Winterreise – Holzmair & Cooper (11 June)

Schubert
Winterreise, D911

Wolfgang Holzmair (baritone) &
Imogen Cooper (piano)


Reviewed by: John T. Hughes

Reviewed: 11 June, 2003
Venue: Queen Elizabeth Hall, London

Wolfgang Holzmair is a seasoned exponent of introspection, as one heard in this performance of Winterreise that he and Imogen Cooper gave. This was not the anger of a man railing against the world and all therein but an internal bitterness, sadness, dejection gnawing at the inner thoughts. It was almost as if Holzmair’s traveller was reluctant to share his feeling of hopelessness, of a despondency that had no outlet, no remedy – despondency without end. Holzmair created a remoteness from the audience that paradoxically communicated every thought.

We members of that audience should not have been listening: we were eavesdropping, whether to the wistful reminiscing about the linden tree, sung by Holzmair as if to himself until the blowing of the wind in verse five brought a harder sound from singer and piano. Had we offered our help, this particular traveller would probably have rejected our concern, lost in a world whose walls were impenetrable.
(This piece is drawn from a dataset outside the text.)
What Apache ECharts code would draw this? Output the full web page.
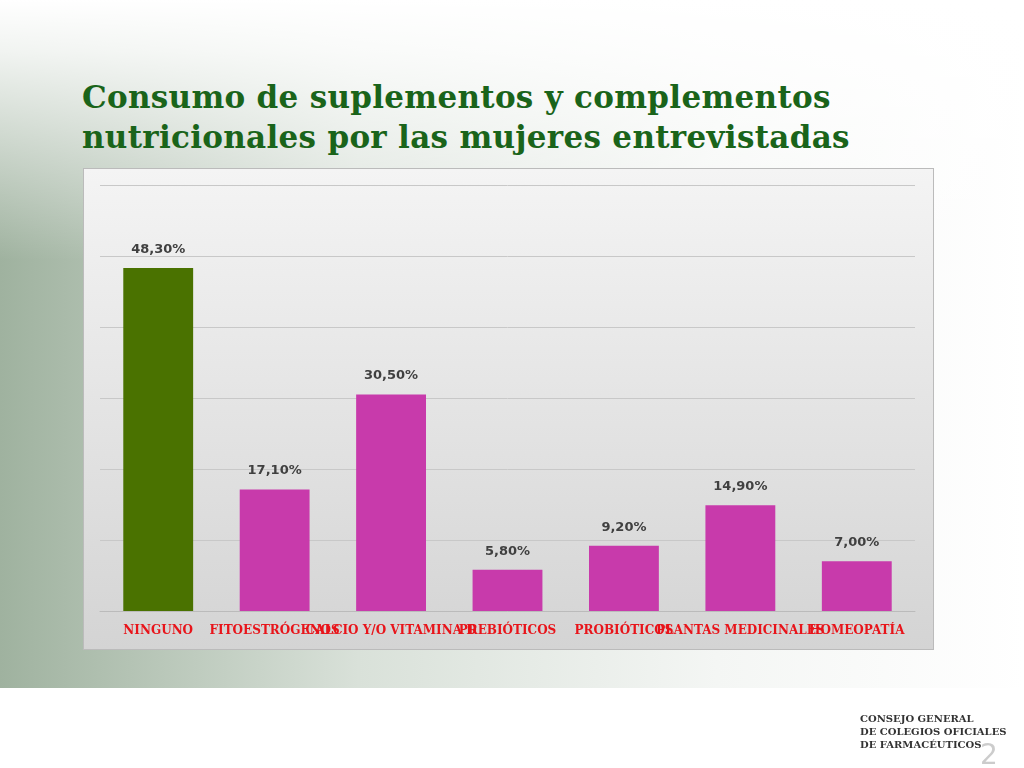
<!DOCTYPE html>
<html lang="es">
<head>
<meta charset="UTF-8">
<title>Consumo de suplementos</title>
<script src="https://cdn.jsdelivr.net/npm/echarts@6/dist/echarts.min.js"></script>
<style>
  html, body { margin:0; padding:0; width:1024px; height:768px; overflow:hidden; }
  body { background: linear-gradient(90deg, #9fb29f 0%, #d9e1d9 35%, #f4f6f4 70%, #ffffff 100%); position:relative; }
  #top { position:absolute; left:0; top:0; width:1024px; height:260px; background:linear-gradient(180deg,#fff 0%,rgba(255,255,255,0.85) 20%,rgba(255,255,255,0) 100%); }
  #foot { position:absolute; left:0; top:688px; width:1024px; height:80px; background:#fff; }
  #title { position:absolute; left:82px; top:77px; font-family:"DejaVu Serif",serif; font-weight:bold; font-size:31px; line-height:40px; color:#1a641a; letter-spacing:0.3px; }
  #panel { position:absolute; left:83px; top:168px; width:849px; height:480px; border:1px solid #bbb;
           background:linear-gradient(180deg,#f4f4f4 0%,#d4d4d4 100%); }
  #chart { position:absolute; left:0; top:0; width:1024px; height:768px; }
  #logo { position:absolute; left:860px; top:712px; font-family:"DejaVu Serif",serif; font-size:10px; font-weight:bold; color:#333; line-height:13px; }
  #pg { position:absolute; left:980px; top:738px; font-family:"DejaVu Sans",sans-serif; font-size:28px; color:#ccc; }
</style>
</head>
<body>
<div id="top"></div>
<div id="foot"></div>
<div id="title">Consumo de suplementos y complementos<br>nutricionales por las mujeres entrevistadas</div>
<div id="panel"></div>
<div id="chart"></div>
<div id="logo">CONSEJO GENERAL<br>DE COLEGIOS OFICIALES<br>DE FARMACÉUTICOS</div>
<div id="pg">2</div>
<script>
var categories = ['NINGUNO', 'FITOESTRÓGENOS', 'CALCIO Y/O VITAMINA D', 'PREBIÓTICOS', 'PROBIÓTICOS', 'PLANTAS MEDICINALES', 'HOMEOPATÍA'];
var values = [48.3, 17.1, 30.5, 5.8, 9.2, 14.9, 7.0];
var colors = ['#4a7200', '#c83aab', '#c83aab', '#c83aab', '#c83aab', '#c83aab', '#c83aab'];

var chart = echarts.init(document.getElementById('chart'));
chart.setOption({
  grid: { left: 100, right: 109, top: 185, bottom: 157 },
  xAxis: {
    type: 'category', data: categories,
    axisTick: { show: false },
    axisLine: { lineStyle: { color: '#bbb' } },
    axisLabel: { interval: 0, color: '#e8141a', fontFamily: 'DejaVu Serif', fontWeight: 'bold', fontSize: 12, margin: 14 }
  },
  yAxis: {
    type: 'value', min: 0, max: 60, interval: 10,
    axisLabel: { show: false },
    splitLine: { lineStyle: { color: '#c8c8c8' } }
  },
  series: [{
    type: 'bar', barWidth: '60%',
    data: values.map(function (v, i) { return { value: v, itemStyle: { color: colors[i] } }; }),
    label: {
      show: true, position: 'top', distance: 12, color: '#404040', fontWeight: 'bold', fontSize: 13,
      fontFamily: 'DejaVu Sans',
      formatter: function (p) { return p.value.toFixed(2).replace('.', ',') + '%'; }
    }
  }]
});
</script>
</body>
</html>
Imogen Cooper produced in these introspective passages a lightness of touch, though not of spirit, that truly suggested that she was accompanying the singer on his journey.

Occasionally the bitterness would penetrate the barrier of introspection as though it could no longer be contained, and the voice would take on a harshness, a more open sound, as in “Du stürmische Morgen”. If the desolation experienced in “Der greise Kopf” was virtually tangible, a variation on loneliness comes with “Einsamkeit”: the loneliness of being in, but not part of, a crowd, as everyone passes by, withholding friendly glance and welcoming hand.

In all that he sang, Holzmair introduced varied responses and nuances, rather like W.B Yeats’s “the night and the light and the half-light”, and singer and pianist together brought out the contrast of “And when the roosters crowed, my heart awoke” in “Frühlingstraum”. Throughout the cycle one heard Holzmair using a subdued, concentrated tone, occasionally rising to a securely placed and focused head-voice, or then, deliberately clashing, he would lean on the tone, flattening the vowels to make harsh the sound.

The intensity reached its culmination in “Das Wirtshaus”, palpable, overwhelming, self-destructive, borne on a firm mezza voce and sung with telling legato. It was almost too personal to be described barely as a compelling piece of singing, but that is just what it was.

Holzmair’s voice is one of shades rather than basic primary colours, on the grey side instead of being envelopingly refulgent. It is how he uses it that sustains one’s interest. For the final song, “Der Leiermann”, the half-voice was reduced even further, the colour withdrawn: the hopelessness was complete, the journey over. An enthralling evening.